While imperative commands are convenient for quick changes, the declarative approach is recommended for production environments and GitOps workflows. You simply modify your Deployment YAML file and apply it again.

If your original deployment.yaml looked like this:

apiVersion: apps/v1
kind: Deployment
metadata:
  name: webapp
spec:
  replicas: 3
  selector:
    matchLabels:
      app: webapp
  template:
    metadata:
      labels:
        app: webapp
    spec:
      containers:
      - name: nginx
        image: nginx:1.21.0 # The old image version
        ports:
        - containerPort: 80

You would change the image field to nginx:1.22.0 and re-apply the manifest:

kubectl apply -f deployment.yaml

Kubernetes is intelligent enough to compute the difference (a "diff") between the existing state and the new state defined in the file, triggering a rolling update only if there are changes to the Pod template.

Controlling the Rollout Speed

You can fine-tune the rolling update process using two parameters in the Deployment specification: maxUnavailable and maxSurge.

• maxUnavailable: Specifies the maximum number of Pods that can be unavailable during the update. It can be an absolute number (e.g., 1) or a percentage of desired replicas (e.g., 25%).
• maxSurge: Defines the maximum number of Pods that can be created over the desired number of replicas. This can also be an absolute number or a percentage.

Here is how you would define them in your manifest:

spec:
  replicas: 10
  strategy:
    type: RollingUpdate
    rollingUpdate:
      maxUnavailable: 1
      maxSurge: 1

With this configuration for 10 replicas, the controller will ensure that at least 9 Pods are always running (10 - 1). It will also ensure that no more than 11 Pods (10 + 1) exist at any moment during the update. These settings help balance speed and safety.

Monitoring Rollout Status

To check the progress of a rollout, use the kubectl rollout status command:

kubectl rollout status deployment/webapp

This command will provide real-time feedback, finishing only when the update is complete or has failed.

Waiting for rollout to finish: 2 of 3 new replicas have been updated...
Waiting for rollout to finish: 2 of 3 new replicas have been updated...
Waiting for rollout to finish: 2 of 3 new replicas have been updated...
Waiting for rollout to finish: 3 of 3 new replicas have been updated...
deployment "webapp" successfully rolled out

You can also use kubectl get deployments and kubectl get replicasets to see the new and old ReplicaSets being managed during the process.

Executing a Rollback

Sometimes a new release introduces a bug.
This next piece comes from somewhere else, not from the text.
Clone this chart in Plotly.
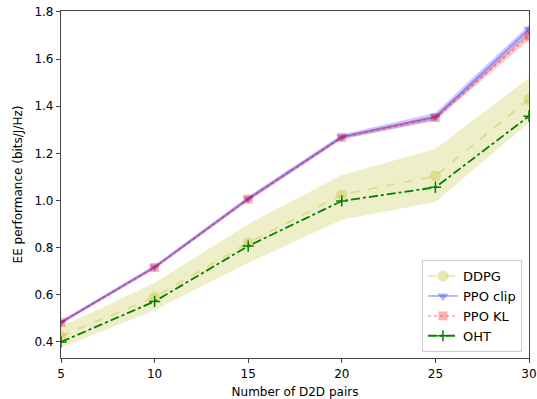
import plotly.graph_objects as go

x = [5, 10, 15, 20, 25, 30]
ddpg = [0.425, 0.59, 0.82, 1.025, 1.104, 1.43]
ddpg_lo = [0.375, 0.535, 0.735, 0.918, 0.994, 1.33]
ddpg_hi = [0.465, 0.65, 0.90, 1.108, 1.219, 1.52]
ppo_clip = [0.483, 0.718, 1.008, 1.27, 1.355, 1.727]
ppo_clip_lo = [0.475, 0.71, 0.998, 1.26, 1.338, 1.705]
ppo_clip_hi = [0.491, 0.726, 1.018, 1.28, 1.372, 1.745]
ppo_kl = [0.483, 0.716, 1.006, 1.268, 1.352, 1.698]
ppo_kl_lo = [0.477, 0.71, 0.998, 1.26, 1.342, 1.68]
ppo_kl_hi = [0.489, 0.722, 1.014, 1.276, 1.362, 1.716]
oht = [0.40, 0.572, 0.807, 0.998, 1.056, 1.358]

xticks = [5, 10, 15, 20, 25, 30]
yticks = [0.4, 0.6, 0.8, 1.0, 1.2, 1.4, 1.6, 1.8]
ytick_labels = ["0.4", "0.6", "0.8", "1.0", "1.2", "1.4", "1.6", "1.8"]

fig = go.Figure()

def band(lo, hi, color):
    fig.add_trace(go.Scatter(x=x, y=hi, mode="lines", line=dict(width=0), showlegend=False, hoverinfo="skip"))
    fig.add_trace(go.Scatter(x=x, y=lo, mode="lines", line=dict(width=0), fill="tonexty",
                             fillcolor=color, showlegend=False, hoverinfo="skip"))

band(ddpg_lo, ddpg_hi, "rgba(188,189,34,0.25)")
band(ppo_clip_lo, ppo_clip_hi, "rgba(0,0,255,0.2)")
band(ppo_kl_lo, ppo_kl_hi, "rgba(255,0,0,0.2)")

fig.add_trace(go.Scatter(x=x, y=ddpg, name="DDPG", mode="lines+markers",
                         line=dict(color="rgba(188,189,34,0.35)", width=1.8, dash="dash"),
                         marker=dict(symbol="circle", size=11, color="rgba(188,189,34,0.35)")))
fig.add_trace(go.Scatter(x=x, y=ppo_clip, name="PPO clip", mode="lines+markers",
                         line=dict(color="rgba(0,0,255,0.3)", width=1.8),
                         marker=dict(symbol="triangle-down", size=10, color="rgba(0,0,255,0.3)")))
fig.add_trace(go.Scatter(x=x, y=ppo_kl, name="PPO KL", mode="lines+markers",
                         line=dict(color="rgba(255,0,0,0.3)", width=1.8, dash="dot"),
                         marker=dict(symbol="square", size=9, color="rgba(255,0,0,0.3)")))
fig.add_trace(go.Scatter(x=x, y=oht, name="OHT", mode="lines+markers",
                         line=dict(color="green", width=1.8, dash="dashdot"),
                         marker=dict(symbol="cross-thin", size=8, line=dict(color="green", width=1.5))))

axis_common = dict(showline=True, linecolor="#444", linewidth=1.2, mirror=True, showgrid=False,
                   zeroline=False, ticks="outside", ticklen=4, tickcolor="#444",
                   tickfont=dict(family="DejaVu Sans", size=12, color="black"))

fig.update_layout(
    width=537, height=399,
    margin=dict(l=61, r=8, t=11, b=41, autoexpand=False),
    paper_bgcolor="white", plot_bgcolor="white",
    font=dict(family="DejaVu Sans", size=12, color="black"),
    xaxis=dict(range=[5, 30], tickvals=xticks, title=dict(text="Number of D2D pairs", standoff=9,
               font=dict(size=12)), **axis_common),
    yaxis=dict(range=[0.332, 1.804], tickvals=yticks, ticktext=ytick_labels,
               title=dict(text="EE performance (bits/J/Hz)", standoff=9, font=dict(size=12)), **axis_common),
    legend=dict(x=0.985, y=0.017, xanchor="right", yanchor="bottom", bgcolor="rgba(255,255,255,0.8)",
                bordercolor="#ccc", borderwidth=1, font=dict(size=13), traceorder="normal",
                tracegroupgap=0, itemwidth=30),
    showlegend=True,
)

fig.write_html("out.html", config={"displayModeBar": False},
               post_script="document.body.style.margin='0';document.body.style.overflow='hidden';")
Deployments provide a simple mechanism to revert to a previously deployed version.

First, you can view the revision history of a Deployment:

kubectl rollout history deployment/webapp

The output will show a list of revisions, each corresponding to a previous version of the Deployment's Pod template.

REVISION  CHANGE-CAUSE
1         <none>
2         kubectl set image deployment/webapp nginx=nginx:1.22.0 --record=true

The CHANGE-CAUSE column is populated from the --record flag or kubernetes.io/change-cause annotation, highlighting why it's a good practice.

To roll back to the previous version (in this case, revision 1), you can use the undo command:

kubectl rollout undo deployment/webapp

This triggers another rolling update, but this time it reverts the Pod template to the configuration of the previous revision.

If you need to revert to a specific revision, you can specify it with the --to-revision flag:

kubectl rollout undo deployment/webapp --to-revision=1

This rollback capability provides a safety net, allowing you to quickly recover from faulty deployments without manual intervention. By managing the entire application lifecycle, from deployment to updates and rollbacks, Deployments offer a resilient and automated way to run stateless applications on Kubernetes.